GET BIG founding members, Chris Ambrosino and Kelly West, met in a music store in 1994. Exchanging phone numbers and a handshake, they agreed to get together soon and rehearse. Within months, they had become the house band for "Sonny's," a local beer parlor in Virginia Beach. Little did frontman, Ambrosino and drummer, West know that six years later, they would still be GETTING BIG.
Over the years, some of the faces of the band have changed, each contributing their own flavor to the group's style. In 1996, Stevie Donatone brought his lead guitar riffs and love of the blues to the band's make-up. A year later, he was followed by Tidewater native, Aaron Barlow, who bangs out solid and spirited bass lines, adding to West's rhythmic backbone. In the fall of 1999, the cool and funky sax tones of Kenny Shields sealed the band's musical personality. Keeping everything in check is soundman, Kevin Rudick, whose trained ear fine-tunes the band's BIG sound.
GET BIG's repertoire consists of new and classic rock, an interesting mix of upbeat favorites and original songs, sure to keep a crowded dance floor. This band's driving performance offers something for everyone.
The venues of GET BIG gigs are as diverse and impressive as their song list. GET BIG has shared the stage with showstoppers like Mick Taylor, Derek Trucks, and Kenny Neal. Benefit concerts for the American Cancer Society and St. Mary's Infant Home highlight this resume. Pubs from Maryland to the Outer Banks have grooved to the BIG beat, but perhaps most notably, GET BIG rocks the Greater Hampton-Roads area every weekend and then some.
Earlier this year, GET BIG members spent studio time perfecting their own original signature sound, where the songwriting talents of Ambrosino meshed with the rich flair of the BIG musical fabric. Their new CD, "Averytown," is a pleasing mix of lyric and music that is sure to satisfy the listener.
So what's the BIG secret? Ambrosino remarks, "GET BIG members love to play. We like to give the crowd a good time." Shouldn't that be a BIG time??
Written by Karen C. Shields
Harper, John. "Get Big lives up to its label as one of the best around." The Coast. September 14, 2001, p.27, 33.
On "Averytown," the debut album by Virginia Beach's Get Big, the music sounds like a great, lost, mid-'70s Van Morrison record.
Get Big, known for six years as one of the area's best cover bands, turns out to be a first-rate folk-rock group, not unlike Counting Crows.
Moody and stylish, the songs are powered by a directness of guitars, bass and drums, accented by some of the sweetest saxophone this side of Asbury Park and the wonderfully warm Hammond B-3 work of guest musician Michael Musgrove, who recently joined the band full time.
"We're totally happy with the way it turned out," said Chris Ambrosino, the group's distinctive lead singer and main songwriter. "It's something we worked on for seven months and thought about for years."
Rounding out the band's line-up are Kelly West (drums, percussion), Steve Donatone (guitar, vocals), Aaron Barlow (bass, vocals), and Kenny Shields (saxophones).

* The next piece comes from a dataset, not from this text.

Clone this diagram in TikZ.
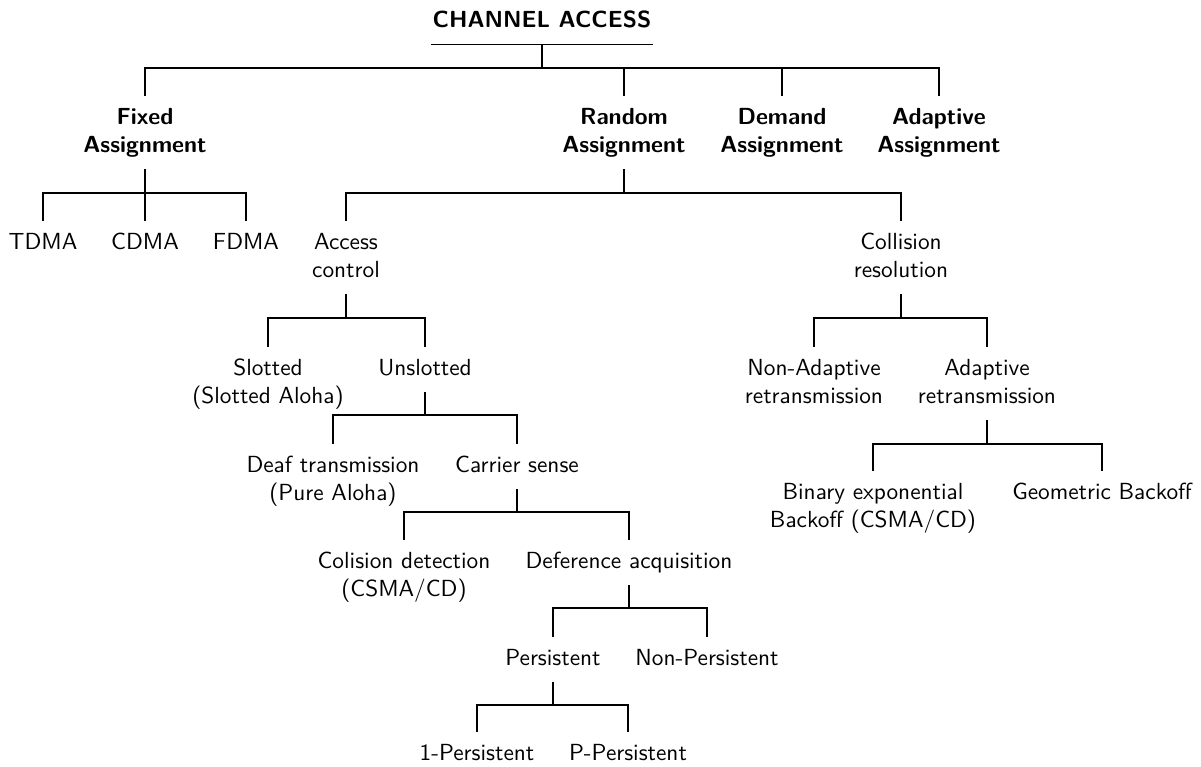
\documentclass[tikz,border=0pt]{standalone}
\usepackage{fontspec}
\setsansfont{lmsans10-regular.otf}[BoldFont=lmsans10-bold.otf]
\begin{document}
\begin{tikzpicture}[x=1pt,y=-1pt]
\tikzset{
  lab/.style={font=\fontsize{23.3}{28}\selectfont\sffamily, align=center, inner xsep=0pt, inner ysep=13.2pt, text depth=3.8pt, anchor=base},
  one/.style={lab, text height=15.3pt},
  two/.style={lab, text height=43.3pt},
  bold/.style={font=\fontsize{23.3}{28}\selectfont\sffamily\bfseries},
  wire/.style={line width=1.4pt, line cap=rect}
}
\useasboundingbox (0,0) rectangle (1201,766);

% title
\node[one,bold,inner xsep=1pt] (t) at (542,27) {CHANNEL ACCESS};
\draw[wire] (t.south west) -- (t.south east);

% level 1 (two-line nodes placed at their last baseline)
\node[two,bold] (fa) at (145,152) {Fixed\\Assignment};
\node[two,bold] (ra) at (624,152) {Random\\Assignment};
\node[two,bold] (da) at (782,152) {Demand\\Assignment};
\node[two,bold] (ada) at (939,152) {Adaptive\\Assignment};
\coordinate (b1) at (542,68);
\draw[wire] (t.south) -- (b1);
\draw[wire] (fa.north) |- (b1) -| (ada.north);
\draw[wire] (ra.north) -- (ra.north |- b1);
\draw[wire] (da.north) -- (da.north |- b1);

% fixed
\node[one] (tdma) at (43,249) {TDMA};
\node[one] (cdma) at (145,249) {CDMA};
\node[one] (fdma) at (246,249) {FDMA};
\coordinate (b2) at (145,193);
\draw[wire] (fa.south) -- (b2);
\draw[wire] (tdma.north) |- (b2) -| (fdma.north);
\draw[wire] (cdma.north) -- (cdma.north |- b2);

% random
\node[two] (ac) at (346,277) {Access\\control};
\node[two] (cr) at (901,277) {Collision\\resolution};
\coordinate (b3) at (624,193);
\draw[wire] (ra.south) -- (b3);
\draw[wire] (ac.north) |- (b3) -| (cr.north);

% access control
\node[two] (sl) at (268,403) {Slotted\\(Slotted Aloha)};
\node[one] (un) at (425,375) {Unslotted};
\coordinate (b4) at (346,318);
\draw[wire] (ac.south) -- (b4);
\draw[wire] (sl.north) |- (b4) -| (un.north);

% unslotted
\node[two] (deaf) at (333,500) {Deaf transmission\\(Pure Aloha)};
\node[one] (cs) at (517,472) {Carrier sense};
\coordinate (b5) at (425,415);
\draw[wire] (un.south) -- (b5);
\draw[wire] (deaf.north) |- (b5) -| (cs.north);

% carrier sense
\node[two] (cd) at (404,596) {Colision detection\\(CSMA/CD)};
\node[one] (dq) at (629,568) {Deference acquisition};
\coordinate (b6) at (517,512);
\draw[wire] (cs.south) -- (b6);
\draw[wire] (cd.north) |- (b6) -| (dq.north);

% deference
\node[one] (pe) at (553,665) {Persistent};
\node[one] (np) at (707,665) {Non-Persistent};
\coordinate (b7) at (629,608);
\draw[wire] (dq.south) -- (b7);
\draw[wire] (pe.north) |- (b7) -| (np.north);

% persistent
\node[one] (p1) at (477,760) {1-Persistent};
\node[one] (pp) at (628,760) {P-Persistent};
\coordinate (b8) at (553,705);
\draw[wire] (pe.south) -- (b8);
\draw[wire] (p1.north) |- (b8) -| (pp.north);

% collision resolution
\node[two] (na) at (814,403) {Non-Adaptive\\retransmission};
\node[two] (ar) at (987,403) {Adaptive\\retransmission};
\coordinate (b9) at (901,318);
\draw[wire] (cr.south) -- (b9);
\draw[wire] (na.north) |- (b9) -| (ar.north);

% adaptive retransmission
\node[two] (be) at (873,527) {Binary exponential\\Backoff (CSMA/CD)};
\node[one] (gb) at (1102,499) {Geometric Backoff};
\coordinate (b10) at (987,444);
\draw[wire] (ar.south) -- (b10);
\draw[wire] (be.north) |- (b10) -| (gb.north);
\end{tikzpicture}
\end{document}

The album kicks off with its title song, a mid-tempo rocker about a place where we all live: everytown, as Ambrosino describes it. From there it traverses nine short stories of varying degrees of seriousness.
"Trail Mix" is a poppy, autobiographical tune about Ambrosino's first date. "Hey Man" is about a friend from New York, and "Today" has the upbeat singer/songwriter waxing poetic about procrastination and growing up.
The other songs range from good to excellent, including "Sensible Shoes," which benefits mightily from Shields' baritone sax work and has the singer pleading for his woman to "get sensible shoes to walk on my heart."
"That was my angst for the album," Ambrosino said. "I try to write songs that others can relate to."
Ambrosino says the album is selling well, and the band's agent plans to shop it around to major labels after the first of the year. But he's quick to say that Get Big is not necessarily looking to be the next big thing.
"I'd be happy to sell all the copies we pressed so we can record another one."
Get Big, playing at Kelly's in Nags Head, now lives in a musical universe where its original songs nestle with those of The Beatles, Counting Crows, Bruce Springsteen, Rolling Stones, Kool and the Gang, U2, Cracker and the others the band has covered for years.
"We don't mind playing cover songs," Ambrosino said. "But we'll play all the songs on the album. It's just not that it's force-feeding our material."
Not that there's anything wrong with that.